Following a whirlwind of controversy and a few weeks in the headlines, Brendan Eich is resigning as Mozilla's chief executive officer.
Eich had only been chief of the company behind popular web browser Firefox for a very brief term. Mozilla had been searching for a new CEO since Gary Kovacs, who came on-board in 2010, departed almost a year ago.
But it soon came to light, or rather resurfaced, that Eich had made a $1,000 donation to the campaign supporting Proposition 8 amid the 2008 Presidential election.
Prop. 8 sought to ban same-sex marriage in California.

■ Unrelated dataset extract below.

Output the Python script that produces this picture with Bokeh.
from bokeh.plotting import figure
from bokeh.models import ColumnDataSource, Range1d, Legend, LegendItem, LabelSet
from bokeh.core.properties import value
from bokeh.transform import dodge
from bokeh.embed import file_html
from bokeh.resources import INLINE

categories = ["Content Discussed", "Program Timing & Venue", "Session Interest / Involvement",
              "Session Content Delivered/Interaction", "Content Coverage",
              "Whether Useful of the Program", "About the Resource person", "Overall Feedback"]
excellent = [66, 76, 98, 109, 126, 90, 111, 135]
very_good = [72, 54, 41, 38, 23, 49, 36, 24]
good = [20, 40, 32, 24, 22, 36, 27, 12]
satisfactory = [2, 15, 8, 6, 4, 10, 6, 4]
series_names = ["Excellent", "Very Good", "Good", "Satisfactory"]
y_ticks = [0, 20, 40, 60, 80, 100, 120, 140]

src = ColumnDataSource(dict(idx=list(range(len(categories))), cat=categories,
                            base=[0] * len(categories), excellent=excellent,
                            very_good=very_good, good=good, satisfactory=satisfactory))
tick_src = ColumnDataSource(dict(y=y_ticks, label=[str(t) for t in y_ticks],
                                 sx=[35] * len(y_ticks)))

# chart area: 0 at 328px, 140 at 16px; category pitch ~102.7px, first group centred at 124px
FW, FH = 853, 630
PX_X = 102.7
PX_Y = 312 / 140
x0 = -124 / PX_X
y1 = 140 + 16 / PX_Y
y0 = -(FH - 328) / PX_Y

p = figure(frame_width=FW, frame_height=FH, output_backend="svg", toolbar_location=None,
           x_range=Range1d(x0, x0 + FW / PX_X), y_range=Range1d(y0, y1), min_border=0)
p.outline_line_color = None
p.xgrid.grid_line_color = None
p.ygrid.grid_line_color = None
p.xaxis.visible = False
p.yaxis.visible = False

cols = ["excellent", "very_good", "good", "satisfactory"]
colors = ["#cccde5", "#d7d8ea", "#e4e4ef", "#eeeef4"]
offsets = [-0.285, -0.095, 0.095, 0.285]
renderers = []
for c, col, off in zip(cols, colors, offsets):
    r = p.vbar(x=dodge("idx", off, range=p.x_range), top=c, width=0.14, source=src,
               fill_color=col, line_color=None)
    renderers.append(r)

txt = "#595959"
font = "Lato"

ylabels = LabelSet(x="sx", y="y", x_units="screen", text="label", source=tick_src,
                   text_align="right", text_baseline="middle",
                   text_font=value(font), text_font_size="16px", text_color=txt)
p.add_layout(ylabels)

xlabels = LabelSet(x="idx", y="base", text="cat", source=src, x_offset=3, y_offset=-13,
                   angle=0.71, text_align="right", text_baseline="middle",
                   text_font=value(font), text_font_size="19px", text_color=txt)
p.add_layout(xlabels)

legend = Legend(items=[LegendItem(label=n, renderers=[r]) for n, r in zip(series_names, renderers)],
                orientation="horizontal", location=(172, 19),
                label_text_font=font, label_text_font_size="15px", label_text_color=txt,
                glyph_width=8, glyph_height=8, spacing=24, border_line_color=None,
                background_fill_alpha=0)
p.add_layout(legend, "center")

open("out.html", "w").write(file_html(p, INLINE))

Although he initially rebuffed criticism about his donations and politics, Eich soon expressed sorrow "at having caused pain" to Firefox users offended by his donation.

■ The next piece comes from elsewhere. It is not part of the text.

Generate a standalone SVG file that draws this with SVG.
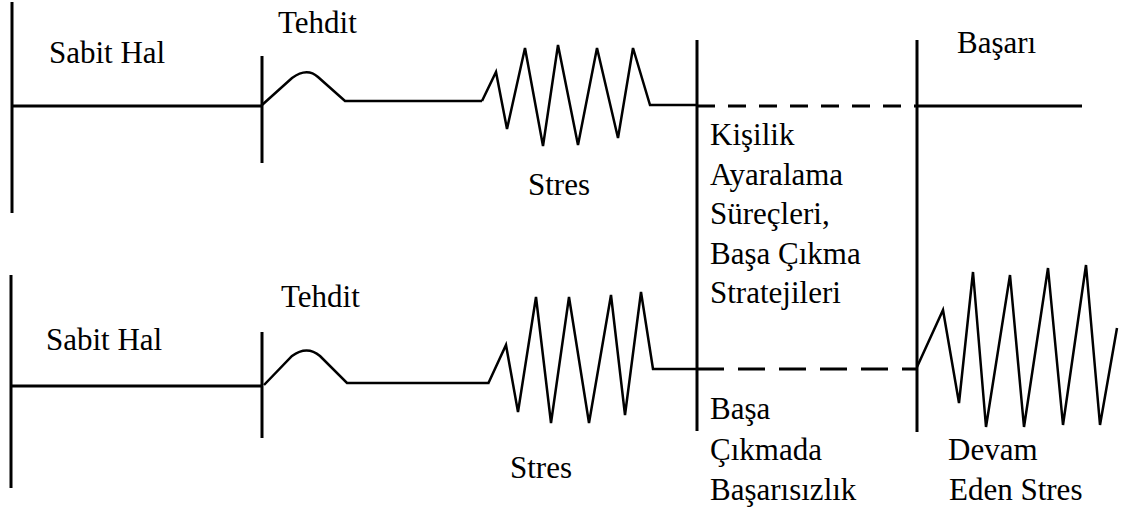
<svg xmlns="http://www.w3.org/2000/svg" width="1126" height="514" viewBox="0 0 1126 514">
  <style>
    .ln { stroke: #000; stroke-width: 3; fill: none; }
    .wave { stroke: #000; stroke-width: 2.5; fill: none; stroke-linejoin: miter; }
    .dash1 { stroke: #000; stroke-width: 3; fill: none; stroke-dasharray: 18 13; }
    .dash2 { stroke: #000; stroke-width: 3; fill: none; stroke-dasharray: 27 14; }
  </style>
  <rect width="1126" height="514" fill="#fff"/>

  <!-- dividers and timelines -->
  <g id="connectors">
    <!-- upper row -->
    <line class="ln" x1="12" y1="2" x2="12" y2="213"/>
    <line class="ln" x1="12" y1="106" x2="262" y2="106"/>
    <line class="ln" x1="262" y1="56" x2="262" y2="163"/>
    <path class="wave" d="M262 105 L292 78 Q307 67 318 77 L345 101 L482 101"/>
    <path class="wave" d="M482 101 L496 72 L507 129 L525 48 L543 146 L558 45 L578 145 L597 48 L618 138 L633 48 L650 105 L697 105"/>
    <line class="dash1" x1="697" y1="106" x2="917" y2="106"/>
    <line class="ln" x1="917" y1="106" x2="1082" y2="106"/>

    <!-- lower row -->
    <line class="ln" x1="11" y1="275" x2="11" y2="488"/>
    <line class="ln" x1="11" y1="386" x2="262" y2="386"/>
    <line class="ln" x1="262" y1="332" x2="262" y2="438"/>
    <path class="wave" d="M264 385 L292 356 Q307 345 320 356 L347 383 L488 383"/>
    <path class="wave" d="M488 384 L506 345 L518 412 L536 297 L551 423 L569 297 L589 423 L611 295 L625 415 L641 292 L653 369 L697 369"/>
    <line class="dash2" x1="697" y1="369" x2="917" y2="369"/>
    <path class="wave" d="M917 367 L943 310 L959 403 L973 272 L986 427 L1010 275 L1024 427 L1048 268 L1063 425 L1086 265 L1100 425 L1117 328"/>

    <!-- phase separators -->
    <line class="ln" x1="697" y1="40" x2="697" y2="431"/>
    <line class="ln" x1="917" y1="40" x2="917" y2="432"/>
  </g>

  <g font-family="Liberation Serif, DejaVu Serif, serif" font-size="31" fill="#000">
    <g id="steady-top"><text x="49" y="63">Sabit Hal</text></g>
    <g id="threat-top"><text x="278" y="33">Tehdit</text></g>
    <g id="stress-top"><text x="528" y="195">Stres</text></g>
    <g id="success"><text x="957" y="53">Başarı</text></g>

    <g id="coping">
      <text x="710" y="145">Kişilik</text>
      <text x="710" y="185">Ayaralama</text>
      <text x="710" y="224">Süreçleri,</text>
      <text x="710" y="264">Başa Çıkma</text>
      <text x="710" y="303">Stratejileri</text>
    </g>

    <g id="steady-bottom"><text x="46" y="350">Sabit Hal</text></g>
    <g id="threat-bottom"><text x="281" y="307">Tehdit</text></g>
    <g id="stress-bottom"><text x="510" y="478">Stres</text></g>

    <g id="failure">
      <text x="710" y="419">Başa</text>
      <text x="710" y="460">Çıkmada</text>
      <text x="710" y="500">Başarısızlık</text>
    </g>

    <g id="ongoing-stress">
      <text x="948" y="460">Devam</text>
      <text x="949" y="500">Eden Stres</text>
    </g>
  </g>
</svg>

Those sentiments weren't nearly enough for Internet users and even Mozilla's board members alike -- three of whom were initially reported to have jumped ship over Eich's appointment.
Read the rest here.
More good news. Slowly but surely, being publicly bigoted as regards homosexuality is becoming less and less acceptable in the stratosphere of industry, as evinced by Mr. Eich's departure from Mozilla. I don't see this as just being a gesture toward the PC crowd, either. While I have no hard figures to cite, there is little doubt in my mind that the ranks of IT personnel and software engineers who may work at places like Mozilla are rife with those of alternative sexualities, which were targeted by Prop 8. This is far more about amenable working conditions and attitudes and employee rights than it is about political correctness, something which Eich has learned the hard way.
Here's hoping the lessons continue.
Thanks for the news on this Loren.
I can just imagine being LGBT and working with Eich as my boss. Knowing that he actively promotes discrimination outside the workplace, and is not forthright about it, what does that say about what my work environment will be like?
To me this isn't about enforcing political correctness either. It's about having a safe and fair workplace for employees, and about people who use the Mozilla product feeling they are not supporting a company that supports discrimination against them.